Students will be able to identify a given shape by its defining attributes.
Introduction (5 minutes)
- Gather the class together and show them a triangle drawn on a large piece of paper or displayed on the whiteboard. Ask, “What makes a triangle special?” Student answers might include: Three sides, three corners, or three vertices.
- Review the meaning of an attribute as it relates to shapes. An attribute is something that describes a shape such as the color, size, shape, or number of sides/corners/vertices.
- Review the definition of defining and non-defining attributes. A defining attribute is something a shape always has that makes it unique. For example, a triangle always has three sides. Also explain that a non-defining attribute is something that a shape might have and/or many shapes can share. For example, a size or color of a shape.
- Explain that today you are going to play a game called “Shape Quiz” with a partner to practice matching a shape to its defining attributes.
Explicit Instruction/Teacher Modeling (5 minutes)
- Draw a square on the board and ask the class how they would describe its defining attributes. Answers should include: Four equal sides, four equal angles, polygon, and quadrilateral.
- Record the defining attributes on the whiteboard or chart paper for the class to read and see visually.
- Review the terms polygon and quadrilateral needed. A polygon is a 2D shape with more than two sides and formed with straight lines. A quadrilateral is a 2D shape with four sides.
Guided Practice/Interactive Modeling (5 minutes)
- Pass out the index cards with shapes to your students.
- Ask the students to look carefully at the shape on their card and think about its defining attributes.
- Say, “Hold your shape up if your shape is a polygon.” Check to ensure student understanding, review the term “polygon” if needed.
- Continue to ask questions about shapes for students to hold up.

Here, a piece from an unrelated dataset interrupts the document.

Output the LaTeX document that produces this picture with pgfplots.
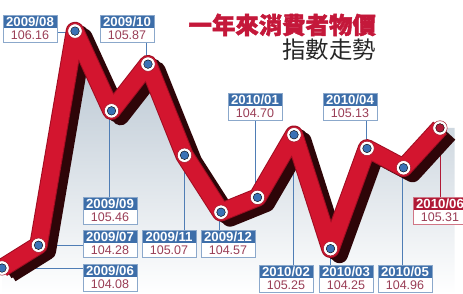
\documentclass[border=0pt]{standalone}
\usepackage{pgfplots}
\pgfplotsset{compat=1.18}
\usepackage{pgfplotstable}
\usepackage{fontspec}
\setmainfont{Liberation Sans}
\newfontfamily\cjk{Noto Sans CJK TC}
\newfontfamily\cjkb{Noto Sans CJK TC}[BoldFeatures={FakeBold=2}]
\definecolor{rib}{HTML}{D3152F}
\definecolor{ribedge}{HTML}{A00D22}
\definecolor{ribdark}{HTML}{2E0508}
\definecolor{hdr}{HTML}{3D6EA9}
\definecolor{hdrred}{HTML}{B01A36}
\definecolor{val}{HTML}{9A3E56}
\definecolor{ttl}{HTML}{C4183A}
\definecolor{mk}{HTML}{3A72B5}
\definecolor{conn}{HTML}{4F7DB5}
\definecolor{shd}{HTML}{B3C1CE}

\pgfplotstableread{
i v
0 104.08
1 104.28
2 106.16
3 105.46
4 105.87
5 105.07
6 104.57
7 104.70
8 105.25
9 104.25
10 105.13
11 104.96
12 105.31
}\cpi

\pgfplotsset{base/.style={scale only axis, width=463pt, height=294pt,
  xmin=-0.055, xmax=12.63, ymin=103.852, ymax=106.433,
  axis lines=none, clip=false, at={(0,0)}, anchor=south west}}

\newcommand\lab[5]{%
  \fill[white] (#1,#2) rectangle ({#1+54},{#2+27});
  \fill[#5] (#1,#2) rectangle ({#1+54},{#2+13});
  \draw[#5!60!white, line width=0.6pt] (#1,#2) rectangle ({#1+54},{#2+27});
  \node[white, font=\bfseries\fontsize{13.2}{13}\selectfont, inner sep=0pt] at ({#1+27},{#2+6.8}) {#3};
  \node[val, font=\fontsize{12.5}{12}\selectfont, inner sep=0pt] at ({#1+27},{#2+20.5}) {#4};
}

\begin{document}
\begin{tikzpicture}
\path[use as bounding box] (0,0) rectangle (463pt,294pt);

% background fill under the curve
\begin{axis}[base]
\addplot[draw=none, top color=shd, bottom color=white] coordinates {
(0,103.852) (0,104.08) (1,104.28) (2,106.16) (3,105.46) (4,105.87) (5,105.07)
(6,104.57) (7,104.70) (8,105.25) (9,104.25) (10,105.13) (11,104.96) (12,105.31) (12.4,105.31) (12.4,103.852)} -- cycle;
\end{axis}

% connectors
\begin{scope}[shift={(0pt,294pt)}, x=1pt, y=-1pt]
\draw[conn, line width=0.8pt] (57,32) -- (73,32);
\draw[conn, line width=0.8pt] (146,42) -- (146,65);
\draw[conn, line width=0.8pt] (109,111) -- (109,197);
\draw[conn, line width=0.8pt] (36,245) -- (83,245);
\draw[conn, line width=0.8pt] (2,268) -- (83,268);
\draw[conn, line width=0.8pt] (184,157) -- (184,230);
\draw[conn, line width=0.8pt] (219,213) -- (219,230);
\draw[conn, line width=0.8pt] (255,121) -- (255,198);
\draw[conn, line width=0.8pt] (293,135) -- (293,265);
\draw[conn, line width=0.8pt] (330,249) -- (330,265);
\draw[conn, line width=0.8pt] (366,120) -- (366,149);
\draw[conn, line width=0.8pt] (402,168) -- (402,265);
\draw[hdrred, line width=0.8pt] (440,128) -- (440,197);
\end{scope}

% ribbon
\begin{axis}[base]
\addplot[ribdark, line width=17pt, line join=round, xshift=5pt, yshift=-3pt] table[x=i,y=v] {\cpi};
\addplot[ribdark, line width=17pt, line join=round, xshift=9pt, yshift=-6pt] table[x=i,y=v] {\cpi};
\addplot[ribedge, line width=18.5pt, line join=round] table[x=i,y=v] {\cpi};
\addplot[rib, line width=16.5pt, line join=round] table[x=i,y=v] {\cpi};
\addplot[only marks, mark=*, mark size=7.2pt, mark options={fill=white, draw=ribedge, line width=0.5pt}] table[x=i,y=v] {\cpi};
\addplot[only marks, mark=*, mark size=4.3pt, mark options={fill=mk, draw=none}, restrict x to domain=0:11] table[x=i,y=v] {\cpi};
\addplot[only marks, mark=*, mark size=4.3pt, mark options={fill=hdrred, draw=none}] coordinates {(12,105.31)};
\end{axis}

% labels and title
\begin{scope}[shift={(0pt,294pt)}, x=1pt, y=-1pt]
\lab{3}{15}{2009/08}{106.16}{hdr}
\lab{100}{15}{2009/10}{105.87}{hdr}
\lab{83}{197}{2009/09}{105.46}{hdr}
\lab{83}{230}{2009/07}{104.28}{hdr}
\lab{83}{264}{2009/06}{104.08}{hdr}
\lab{142}{230}{2009/11}{105.07}{hdr}
\lab{201}{230}{2009/12}{104.57}{hdr}
\lab{228}{93}{2010/01}{104.70}{hdr}
\lab{323}{93}{2010/04}{105.13}{hdr}
\lab{259}{265}{2010/02}{105.25}{hdr}
\lab{319}{265}{2010/03}{104.25}{hdr}
\lab{378}{265}{2010/05}{104.96}{hdr}
\lab{413}{197}{2010/06}{105.31}{hdrred}
\node[ttl, anchor=east, inner sep=0pt, font=\cjkb\bfseries\fontsize{23.4}{24}\selectfont] at (376,25) {一年來消費者物價};
\node[black!85, anchor=east, inner sep=0pt, font=\cjk\fontsize{23.4}{24}\selectfont] at (376,50) {指數走勢};
\end{scope}
\end{tikzpicture}
\end{document}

- Possible questions could be, “Is your shape a quadrilateral? Does it have three equal sides? Does it have four equal sides? Are all points equal distance from its center (circle)? Does it have two long and two short sides?
Independent Working Time (20 minutes)
- Tell students that they will now get to play, “Guess My Shape” with a partner. Explain the rules, one student will pick a card and read the defining attributes to their partner. Then the partner will try to guess the shape.
- Display the Mystery Shape Riddles worksheet and explain that after playing a few rounds, students will get to create their own shape riddle and see if their partner can guess their shape.
- Pair students up and pass out a shape card set and worksheets to each pair.
- Circulate around the room as students play the game and provide support as needed.
- After 10 minutes, pause your students and encourage them to begin their own shape riddles if they haven’t already.
- For students who struggle to remember shape names and/or attributes, gather a small group together to guess a shape collaboratively.
- Provide students with the shape matching worksheet to practice identifying shapes with their names.
- Encourage students to use 3D shapes in their shape riddles in addition to 2D shapes.
- Have student pairs identify the defining attributes of a shape when provided with the shape name.
Assessment (5 minutes)
- During the independent work time, check student understanding by tracking which students are able to guess the shape by its attributes.
- Collect student worksheets to determine if students were able to accurately depict a shape by its defining attributes.
Review and Closing (5 minutes)
- Invite a few students to share their shape riddles with the class. Ask the class to solve each riddle.
- Review any misconceptions you noticed during independent work time to the whole group.